Best of luck on your new book!
Jen
Thanks for posting this. I've had this weird death fixation for a while, almost constantly thinking about the stuff I'll never get to read or write, the music I'll never be able to hear. People I'll never meet. It's overwhelming.
But all we can do is push through and enjoy what's around us NOW. What we can read, write, and listen to NOW. The people we know NOW. Thank you for posting this. It's a reminder that we need to live in the present and do what we can NOW. Thanks.
Live! That's what I always try to take, from news of a death, especially of someone I know personally.
Your motto of stop being afraid and start doing... The same general drift.
As long as we are on our own path, we should not fear, or listen to others whisperings. It's when we are not on our own path, that things get mixed up, and not authentic.
I'm so glad you have found a positive message, in the sadness.
Gentle hugs...
You are not alone..Nicely put. I may have to use this myself sometime to realize were not alone & that we all have Fears at sometime
I found this blog very inspiring and I'm glad to know that I'm not the only one that feels the fear of reaching out to explore new areas. I am definitely a creature of habit! Let's both work on that motto together this year! I love you and your writing so much and cannot wait to read some more of your work! Hugs and Kisses, Isabella
Fear of living? I know exactly how you feel. I've been very shy all my life and care too much about what everyone thinks of me. Now, I've become sort of a recluse the last couple of years and don't know how to change. I'm not really living, just existing. The only time I do, is vicariously through the books I read, which is OK, but only to a point. Hopefully, I'll get out of this rut.
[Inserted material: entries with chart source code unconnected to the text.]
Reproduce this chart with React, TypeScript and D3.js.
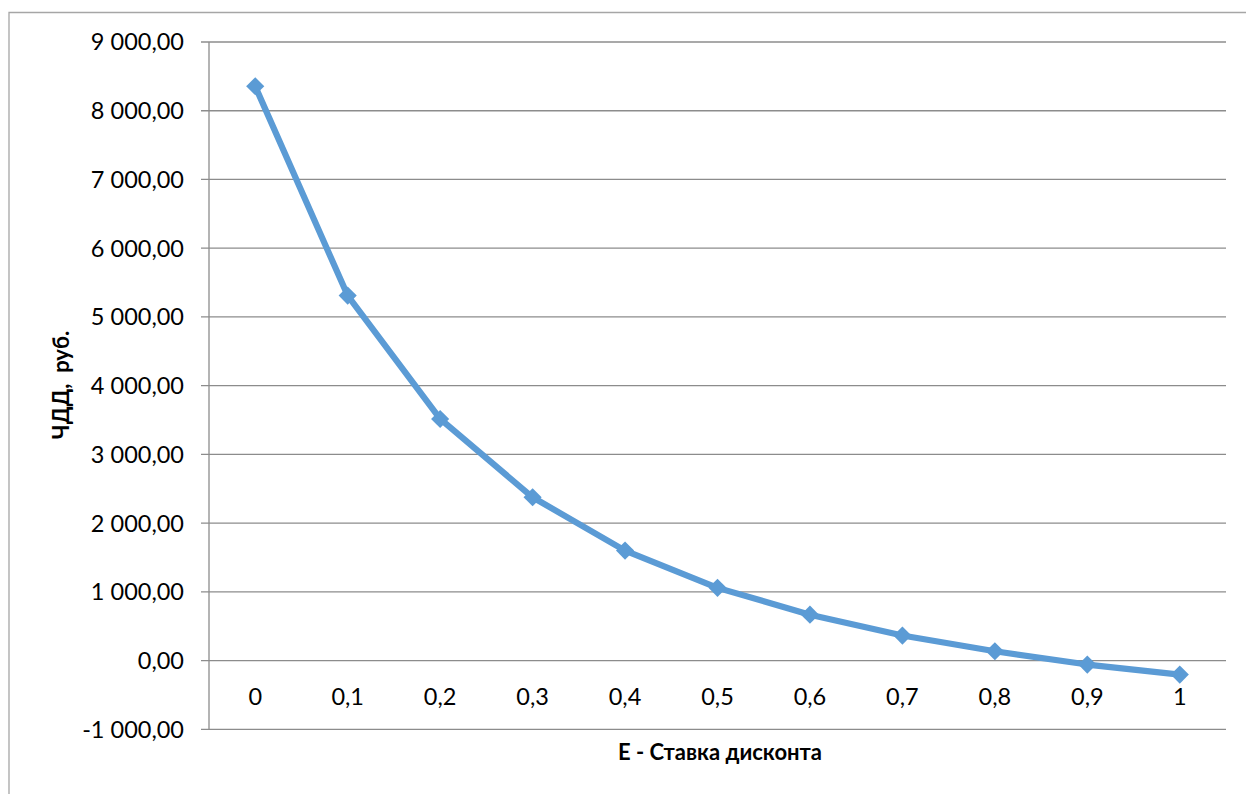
import React from "react";
import * as d3 from "d3";

const categories = ["0", "0,1", "0,2", "0,3", "0,4", "0,5", "0,6", "0,7", "0,8", "0,9", "1"];
const npvValues = [8356, 5310, 3515, 2376, 1600, 1058, 668, 364, 135, -58, -204];
const yTicks = [-1000, 0, 1000, 2000, 3000, 4000, 5000, 6000, 7000, 8000, 9000];
const yTitle = "ЧДД,  руб.";
const xTitle = "Е - Ставка дисконта";

const W = 1246;
const H = 794;
const plot = { left: 209, right: 1226, top: 42, bottom: 729.3 };
const font = "Lato, 'Open Sans', sans-serif";

const fmt = (v: number) => {
  const s = d3.format(",.2f")(v);
  return s.replace(/,/g, " ").replace(".", ",").replace("−", "-");
};

export default function App() {
  const x = d3.scaleBand<string>().domain(categories).range([plot.left, plot.right]);
  const y = d3.scaleLinear().domain([-1000, 9000]).range([plot.bottom, plot.top]);
  const cx = (c: string) => (x(c) as number) + x.bandwidth() / 2;
  const line = d3
    .line<number>()
    .x((_, i) => cx(categories[i]))
    .y((d) => y(d));
  const diamond = d3.symbol().type(d3.symbolDiamond2).size(210)() as string;

  return (
    <svg width={W} height={H} style={{ position: "absolute", left: 0, top: 0, background: "#fff" }}>
      <rect x={0} y={0} width={W} height={H} fill="#fff" />
      <path d={`M9,${H} V12.5 H${W}`} fill="none" stroke="#a6a6a6" strokeWidth={1.3} />
      {yTicks.map((t) => (
        <g key={t}>
          <line x1={201} x2={plot.right} y1={y(t)} y2={y(t)} stroke="#8c8c8c" strokeWidth={1.3} />
          <text
            x={184}
            y={y(t)}
            dy="0.36em"
            textAnchor="end"
            fontFamily={font}
            fontSize={23.5}
            fill="#000"
          >
            {fmt(t)}
          </text>
        </g>
      ))}
      <line x1={plot.left} x2={plot.left} y1={plot.top} y2={plot.bottom} stroke="#8c8c8c" strokeWidth={1.3} />
      {categories.map((c) => (
        <text key={c} x={cx(c)} y={697} dy="0.36em" textAnchor="middle" fontFamily={font} fontSize={23.5} fill="#000">
          {c}
        </text>
      ))}
      <path d={line(npvValues) as string} fill="none" stroke="#5b9bd5" strokeWidth={6.2} strokeLinejoin="round" />
      {npvValues.map((v, i) => (
        <path key={i} d={diamond} transform={`translate(${cx(categories[i])},${y(v)})`} fill="#5b9bd5" />
      ))}
      <text
        transform={`translate(69,385) rotate(-90)`}
        textAnchor="middle"
        fontFamily={font}
        fontWeight="bold"
        fontSize={22}
        fill="#000"
        style={{ whiteSpace: "pre" }}
      >
        {yTitle}
      </text>
      <text x={720} y={760} textAnchor="middle" fontFamily={font} fontWeight="bold" fontSize={22} fill="#000">
        {xTitle}
      </text>
    </svg>
  );
}
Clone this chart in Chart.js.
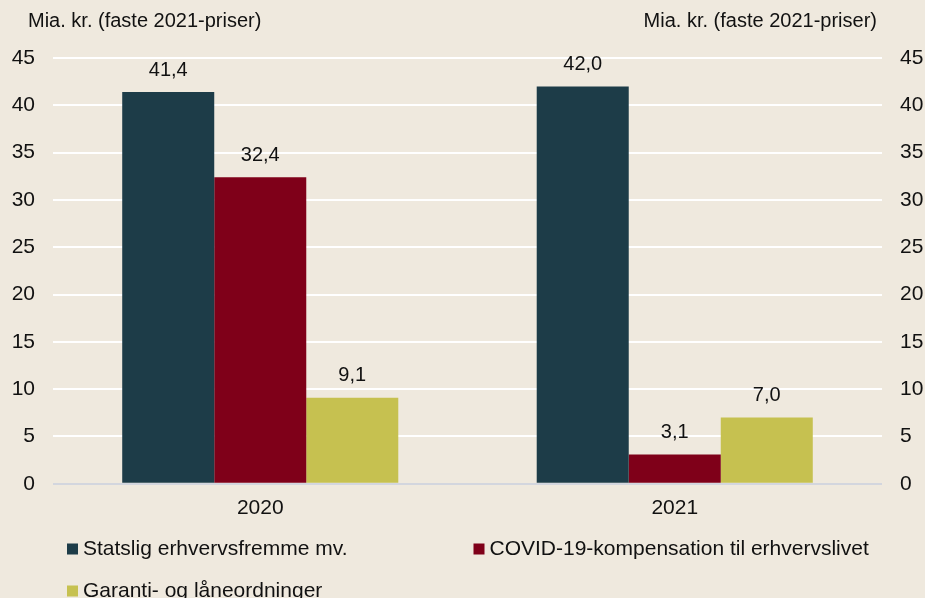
<!DOCTYPE html>
<html><head><meta charset="utf-8">
<script src="https://cdn.jsdelivr.net/npm/chart.js@4.4.1/dist/chart.umd.min.js"></script>
<style>
html,body{margin:0;padding:0;background:#efe9de;}
#wrap{width:925px;height:598px;position:relative;}
</style></head>
<body><div id="wrap"><canvas id="c" width="925" height="598"></canvas></div>
<script>
const categories = ['2020', '2021'];
const seriesNames = ['Statslig erhvervsfremme mv.', 'COVID-19-kompensation til erhvervslivet', 'Garanti- og låneordninger'];
const statsligValues = [41.4, 42.0];
const covidValues = [32.4, 3.1];
const garantiValues = [9.1, 7.0];
const yTicks = [0, 5, 10, 15, 20, 25, 30, 35, 40, 45];
const axisTitle = 'Mia. kr. (faste 2021-priser)';
const colors = ['#1d3c48', '#7f0019', '#c6c150'];
const FONT = '"Liberation Sans", Arial, sans-serif';

const fmt = v => v.toFixed(1).replace('.', ',');

const labelPlugin = {
  id: 'labels',
  afterDatasetsDraw(chart) {
    const ctx = chart.ctx;
    ctx.save();
    ctx.fillStyle = '#111';
    ctx.font = '20px ' + FONT;
    ctx.textAlign = 'center';
    ctx.textBaseline = 'bottom';
    chart.data.datasets.forEach((ds, i) => {
      chart.getDatasetMeta(i).data.forEach((bar, j) => {
        ctx.fillText(fmt(ds.data[j]), bar.x, bar.y - 12);
      });
    });
    // axis titles
    ctx.font = '20px ' + FONT;
    ctx.textBaseline = 'middle';
    ctx.textAlign = 'left';
    ctx.fillText(axisTitle, 28, 21);
    ctx.textAlign = 'right';
    ctx.fillText(axisTitle, 877, 21);
    // legend
    ctx.font = '21px ' + FONT;
    ctx.textAlign = 'left';
    const pos = [[67, 549], [chart.width / 2 + 11, 549], [67, 591]];
    chart.data.datasets.forEach((ds, i) => {
      const [x, y] = pos[i];
      ctx.fillStyle = ds.backgroundColor;
      ctx.fillRect(x, y - 5.5, 11, 11);
      ctx.fillStyle = '#111';
      ctx.fillText(ds.label, x + 16, y);
    });
    ctx.restore();
  }
};

new Chart(document.getElementById('c'), {
  type: 'bar',
  data: {
    labels: categories,
    datasets: [
      { label: seriesNames[0], data: statsligValues, backgroundColor: colors[0] },
      { label: seriesNames[1], data: covidValues, backgroundColor: colors[1] },
      { label: seriesNames[2], data: garantiValues, backgroundColor: colors[2] }
    ]
  },
  options: {
    responsive: false,
    animation: false,
    layout: { padding: { top: 58, bottom: 65, left: 0, right: 0 } },
    datasets: { bar: { categoryPercentage: 0.666, barPercentage: 1.0, borderWidth: 0 } },
    plugins: { legend: { display: false }, tooltip: { enabled: false } },
    scales: {
      x: {
        grid: { display: false, drawTicks: false },
        border: { display: false },
        ticks: { color: '#111', font: { family: FONT, size: 21 }, padding: 12 }
      },
      y: {
        position: 'left',
        min: 0, max: 45,
        afterBuildTicks(axis) { axis.ticks = yTicks.map(v => ({ value: v })); },
        afterFit(axis) { axis.width = 53; },
        grid: { color: ctx => ctx.tick && ctx.tick.value === 0 ? '#d3d6de' : '#ffffff', lineWidth: 2, drawTicks: false },
        border: { display: false },
        ticks: { color: '#111', font: { family: FONT, size: 21 }, padding: 18 }
      },
      y2: {
        position: 'right',
        min: 0, max: 45,
        afterBuildTicks(axis) { axis.ticks = yTicks.map(v => ({ value: v })); },
        afterFit(axis) { axis.width = 43; },
        grid: { display: false, drawTicks: false },
        border: { display: false },
        ticks: { color: '#111', font: { family: FONT, size: 21 }, padding: 18 }
      }
    }
  },
  plugins: [labelPlugin]
});
</script></body></html>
Although I wouldn't wish it on anyone, it helps to hear others are afraid too.
Best of luck :-)
That's a wonderful message you have given through this post!
This was a lovely and honest post. I had to turn forty before I realized that my fear of failure was just the tiniest bit less than my fear of never having tried. And you know what? Deciding to try - to live into my dreams - doesn't mean that I'm not scared. I'm still scared. But I'm also living large. And that's what counts.
Perfect timing for me to find this post of yours...because it fits me too well. My fear is deep concerning a book I've been trying to write and freaking out over. But that's all it is -- just fear of screwing it up. Thanks for smacking me around a little. I needed it.